So the Russell’s ‘kissed and made up.’ Later, at Mrs. Russell’s request, her husband arranged for a weekly meeting of “The Sisters of the Allegheny Church,” with her as its leader. This led to further trouble—the circulating of slanderous remarks about C. T. Russell. However, this difficulty also was settled.
Eventually, though, growing resentment led Mrs. Russell to sever her relationship with the Watch Tower Society and with her husband. Without notice, she separated from him in 1897, after nearly eighteen years of marriage. For almost seven years she lived separately, C. T. Russell providing a separate home for her and also making financial provision for her support. In June 1903 Mrs. Russell filed in the Court of Common Pleas at Pittsburgh, Pennsylvania, a suit for legal separation. During April 1906 the case came up for trial before Justice Collier and a jury. Nearly two years later, on March 4, 1908, a decree was issued that was styled “In Divorce.” The language of the decree is: “It is now ordered, adjudged and decreed that Maria F. Russell, the Libellant; and Charles T. Russell, the Respondent, be separated from bed and board.” “Separated from bed and board” is the language of both the decree and the docket entries made by the clerk of the court. This was a legalized separation and there never was an absolute divorce, as some erroneously have held. Bouvier’s Law Dictionary (Banks-Baldwin Law Publishing Company, 1940) defines the action as “A partial or qualified divorce, by which the parties are separated and forbidden to live or cohabit together, without affecting the marriage itself. 1 Bl. Com. 440.” (Page 314) On page 312 it says that it “may more properly be termed a legal separation.”
C. T. Russell himself fully understood that the court did not grant an absolute divorce, but that this was a legalized separation. At Dublin, during a 1911 tour of Ireland, he was asked: “Is it true that you are divorced from your wife?” Of his answer, Russell wrote: “‘I am not divorced from my wife. The decree of the court was not divorce, but separation, granted by a sympathetic jury, which declared that we would both be happier separated. My wife’s charge was cruelty, but the only cruelty put in evidence was my refusal on one occasion to give her a kiss when she had requested it.’ I assured my audience that I disputed the charge of cruelty and believed that no woman was ever better treated by a husband. The applause showed that the audience believed my statements.”
What took place at C. T. Russell’s funeral at Pittsburgh in 1916 also is significant along these lines. Anna K. Gardner, whose recollections are similar to those of others present, tells us this: “An incident occurred just before the services at Carnegie Hall that refuted lies told in the paper about Brother Russell. The hall was filled long before the time for the services to begin and it was very quiet, and then a veiled figure was seen to walk up the aisle to the casket and to lay something on it. Up front one could see what it was—a bunch of lilies of the valley, Brother Russell’s favorite flower. There was a ribbon attached, saying, ‘To My Beloved Husband.’ It was Mrs. Russell. They had never been divorced and this was a public acknowledgment.”

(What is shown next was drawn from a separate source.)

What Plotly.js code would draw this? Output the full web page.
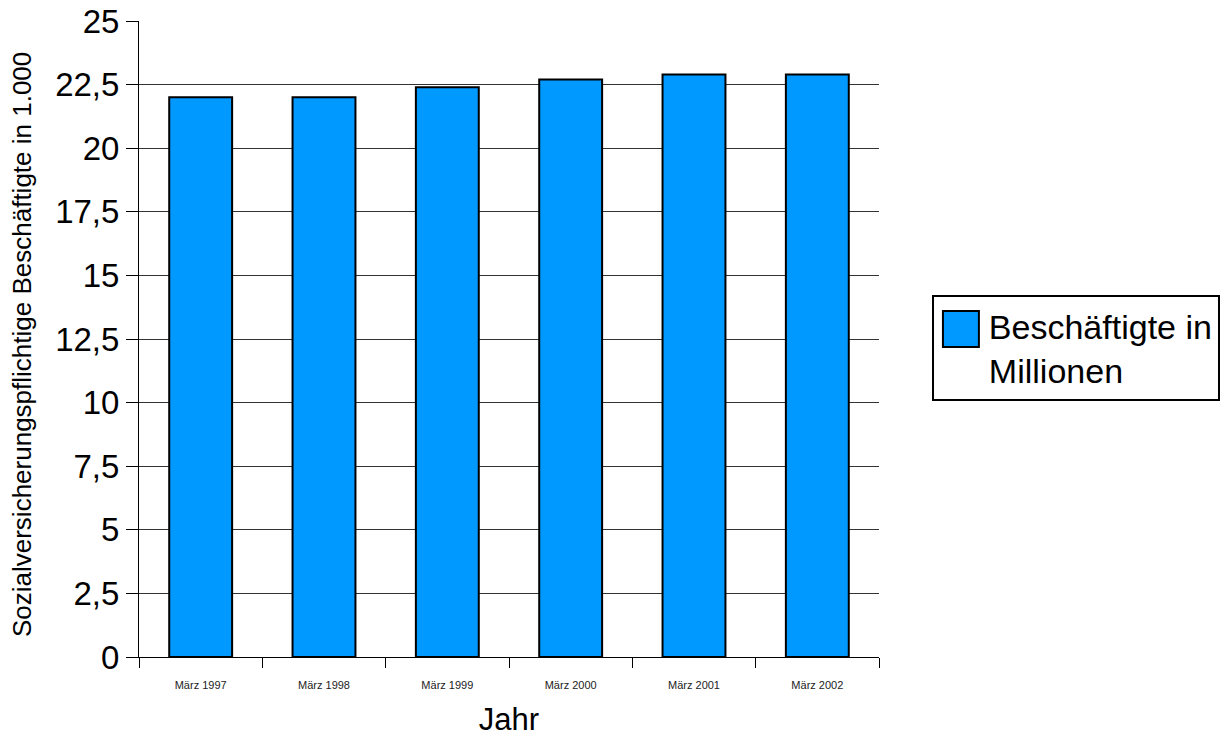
<!DOCTYPE html>
<html>
<head>
<meta charset="utf-8">
<script src="https://cdn.plot.ly/plotly-3.0.1.min.js"></script>
<style>html,body{margin:0;padding:0;background:#fff;}#chart{width:1231px;height:738px;}</style>
</head>
<body>
<div id="chart"></div>
<script>
const categories = ["März 1997", "März 1998", "März 1999", "März 2000", "März 2001", "März 2002"];
const employed = [22.0, 22.0, 22.4, 22.7, 22.9, 22.9];
const seriesName = "Beschäftigte in<br>Millionen";
const yTitle = "Sozialversicherungspflichtige Beschäftigte in 1.000";
const xTitle = "Jahr";

const FONT = "Liberation Sans, Arial, sans-serif";
const BAR_COLOR = "#0099ff";

const traces = [
  {
    type: "bar",
    x: categories,
    y: employed,
    name: seriesName,
    showlegend: false,
    marker: { color: BAR_COLOR, line: { color: "#000", width: 2 } }
  },
  {
    // legend entry only (its large swatch is drawn as a shape behind it)
    type: "scatter",
    mode: "markers",
    x: [null],
    y: [null],
    name: seriesName,
    showlegend: true,
    hoverinfo: "skip",
    marker: { symbol: "square", size: 1, color: "rgba(0,0,0,0)", line: { width: 0, color: "rgba(0,0,0,0)" } }
  }
];

const layout = {
  width: 1231,
  height: 738,
  margin: { l: 139, r: 351, t: 21, b: 81 },
  paper_bgcolor: "#fff",
  plot_bgcolor: "#fff",
  separators: ",.",
  font: { family: FONT, color: "#000" },
  bargap: 0.49,
  showlegend: true,
  legend: {
    x: 1.07, xanchor: "left",
    y: 0.569, yanchor: "top",
    bgcolor: "rgba(0,0,0,0)",
    bordercolor: "#000",
    borderwidth: 2,
    itemwidth: 45,
    font: { family: FONT, size: 34, color: "#000" }
  },
  shapes: [
    {
      type: "rect", xref: "paper", yref: "paper",
      x0: 1.0864, x1: 1.1350, y0: 0.4874, y1: 0.5440,
      fillcolor: BAR_COLOR, line: { color: "#000", width: 2 }, layer: "above"
    }
  ],
  annotations: [
    {
      text: yTitle, xref: "paper", yref: "paper",
      x: -0.158, y: 0.4906, xanchor: "center", yanchor: "middle",
      textangle: -90, showarrow: false,
      font: { family: FONT, size: 26, color: "#000" }
    }
  ],
  xaxis: {
    type: "category",
    showline: true, linecolor: "#000", linewidth: 1,
    ticks: "outside", tickson: "boundaries", ticklen: 10, tickcolor: "#000",
    ticklabelstandoff: 18,
    tickfont: { family: FONT, size: 11, color: "#222" },
    showgrid: false, zeroline: false,
    title: { text: xTitle, font: { family: FONT, size: 31, color: "#000" }, standoff: 18 }
  },
  yaxis: {
    range: [0, 25], dtick: 2.5, tick0: 0,
    showline: true, linecolor: "#000", linewidth: 1,
    ticks: "outside", ticklen: 12, tickcolor: "#000",
    tickfont: { family: FONT, size: 33, color: "#000" },
    showgrid: true, gridcolor: "#333", gridwidth: 1,
    zeroline: false
  }
};

Plotly.newPlot("chart", traces, layout, { displayModeBar: false, staticPlot: true });
</script>
</body>
</html>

One can but imagine the heartache and emotional strain C. T. Russell’s domestic trials brought upon him. In an undated handwritten letter to Mrs. Russell at one point in their marital difficulties, he wrote: “By the time this reaches you it will be just one week since you deserted the one whom before God and man you promised to love and obey and serve, ‘for better or for worse, until death do you part.’ Surely it is true that ‘experience is a wonderful teacher.’ Only it could have persuaded me thus of you, of whom I can truly say that at one time there could not have been a more loving and devoted helpmate. Had you been other than that I am confident that the Lord would not have given you to me. He doeth all things well. I still thank him for his providence toward me in that respect, and look back with sensations of pleasure to the time when you kissed me at least thirty times a day, and repeatedly told me that you did not see how you could live without me; and that you feared that I would die first . . . And I reflect that some of these evidences of love were given me only a year and a half ago, though for a year previous your love had been less fervent—because of jealousy and surmisings, notwithstanding my assurances of the ardor of my love for you, repeated a hundred times, and still asseverated.”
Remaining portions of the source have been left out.